While it is entirely possible that we may never know exactly what prompted members of the AAA Contest Board to create retroactive champion drivers beginning in 1927, nor why they were apparently so readily accepted, the many efforts to create retroactive collegiate football national champions might suggest that this inclination in the sports world is not unheard of. If professor Dickinson’s model of 1926 was used to determine the possible national champions of 1924 and 1925, this was also the case with several of the other systems used to select a national championship team.
A year after the Dickinson System was introduced, 1927, Deke Houlgate, created another mathematical model to determine the national championship team, which was used to determine championship teams beginning with the 1885 season. First used in 1930, the system devised by William Boand, the Boand or Azzi Ratem System, created national champions for the 1919 to 1929 seasons. In 1933, Parke Davis, a former player for Princeton and coach at Wisconsin and several other colleges, created a listing of national champions that began with the 1869 season until the 1933 season. Another former player, Richard Poling, devised yet another rating system based upon a mathematical model beginning with the 1935 season, creating championship teams back to 1924.

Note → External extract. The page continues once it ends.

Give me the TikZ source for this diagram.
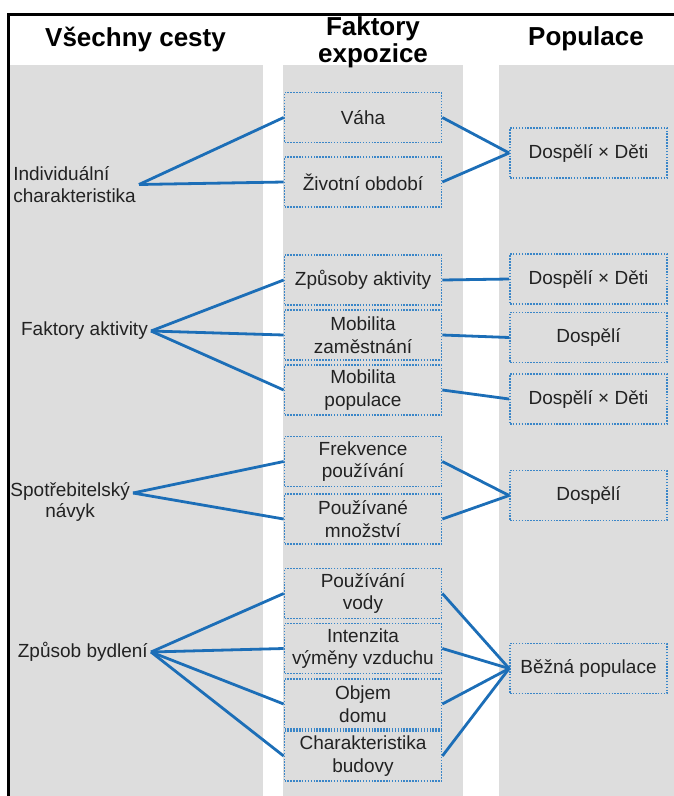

The listing of champion drivers appearing in the 1995 edition of the CART IndyCar Record Book.
I would suggest from this consideration of historical revisionism in American collegiate football that the revisionism undertaken by the AAA Contest Board and its national champions is not necessarily unique in the field of American sports history. It might also help in understanding why the retroactively-created champion drivers seems to have been accepted with few qualms, only the Chevrolet-Milton and Dingley-Robertson issues apparently drawing any attention over the decades.